Many of the actual phones remain out there, unhooked yet intact. Several are for sale on auction sites, including the one the Giants used to relay their 1997 picks of Tiki Barber and Ike Hilliard, complete with a certificate of authenticity signed by Steeg and Paul Sr. and listed for “$4,995.95 or best offer.”

Valerio’s brother still lives in the same house where the makeshift Penn phone fielded its first fateful call, but the former Chiefs lineman wasn’t sure if it survived multiple rounds of spring cleaning. “I think my brother actually used it for a while,” Valerio said. As a big Jets fan, meanwhile, Goldberg once kept a green-and-white version in his office as a (literal) conversation piece, but he eventually gave it away.

“Maybe it just took up too much space, or it was time to modernize,” the ex-NFL executive said. “But I’m sure there’s plenty of man caves out there that have them, and no doubt it brings back a touch of nostalgia.”
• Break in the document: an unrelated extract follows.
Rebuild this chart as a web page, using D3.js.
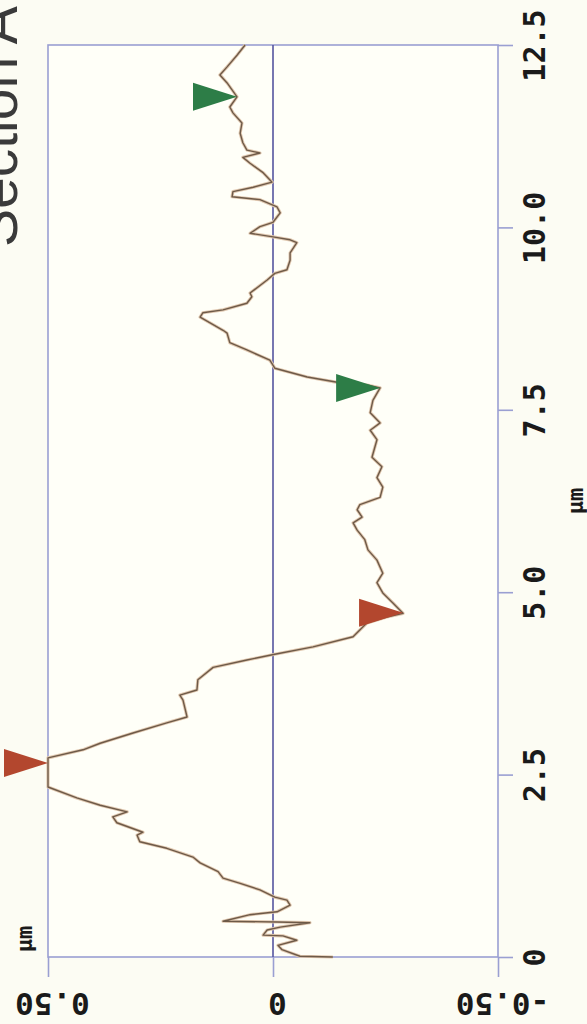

As for Steeg, who left the league in 2005 and now works as a self-employed consultant, the decorative flavor of his Chapel Hill, N.C. home features not one but two: a football helmet phone from his alma mater, Miami (Ohio) University, in the bonus room, and a Red Sox batting helmet phone in his office. Technically speaking, though, Steeg couldn’t place a call on either if he wanted.

“I’ve got the cord, all that stuff,” he said, “but I don’t have access to a landline hookup.”